The Obama administration's Espionage Act prosecutions for alleged mishandling of classified information number more than all past presidents combine, and include - as the New York Times pointed out - one target from each of the State Department (Stephen Kim), the Defense Department (Bradley Manning), the Federal Bureau of Investigation (FBI) (Shamai Leibowitz), Central Intelligence Agency (CIA) (Jeffery Sterling), and National Security Agency (NSA) (Thomas Drake).
Because the government has alleged mishandling of classified information, the cases necessitate secret proceedings under the Classified Information Procedures Act (CIPA).Yet the government pushes for even more secrecy. The court approved the Justice Department's use of the constitutionally-questionable "silent witness rule" in the Espionage Act case against former CIA official Jeffery Sterling. The controversial "silent witness rule" is an impediment to a defendant's constitutionally-guaranteed right to a public trial. The silent witness rule allows the witness, judge, jurors and attorneys to see evidence, but requires attorneys to question witnesses about the secret evidence in a secret code. Members of the press or public attending the trial will not understand what is happening in a supposedly "public trial."
The Justice Department also tried to use the silent witness rule in the case against NSA whistleblower Thomas Drake, but the Justice Department's case collapsed in a glaring defeat before the Judge could rule on the silent witness rule motion.
Questionable Prosecutorial Conduct
Yesterday, I chronicled war on whistleblowers general William Welch's repeated and ongoing questionable prosecutorial actions in the cases against Drake and Sterling.

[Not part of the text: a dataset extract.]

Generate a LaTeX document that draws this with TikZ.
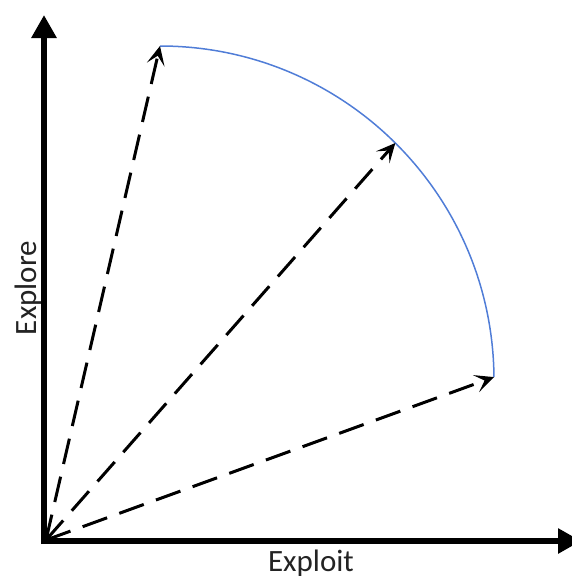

As if we need more warning signs, the abhorrent treatment of Army PFC Bradley Manning while in U.S. government custody smacks of tyranny.
There is no greater example of government overreach than that of the (thankfully) spectacularly-failed case against NSA whistleblower Thomas Drake. When the Drake indictment was handed down, Justice Department officials wildly overstated the case against Drake in a Justice Department press release:
Our national security demands that the sort of conduct alleged here – violating the government’s trust by illegally retaining and disclosing classified information – be prosecuted and prosecuted vigorously. . .
It turned out after the Drake prosecution collapsed under the weight of the truth in the face of adverse rulings in court and almost universally-negative media coverage, that none of the information Drake was accused of illegally retaining was classified. In fact, the alleged classification in the Drake case was so offensive to former G.W. Bush administration classification czar William J. Leonard, that Leonard filed a complaint seeking discipline for the NSA and Justice Department officials responsible for the improper classification.
Condemning whistleblowers as spies labels them "enemies of the state." Iran's treatment of Hekmati - and countless other Americans accused of "spying" - shows the danger of those condemnations.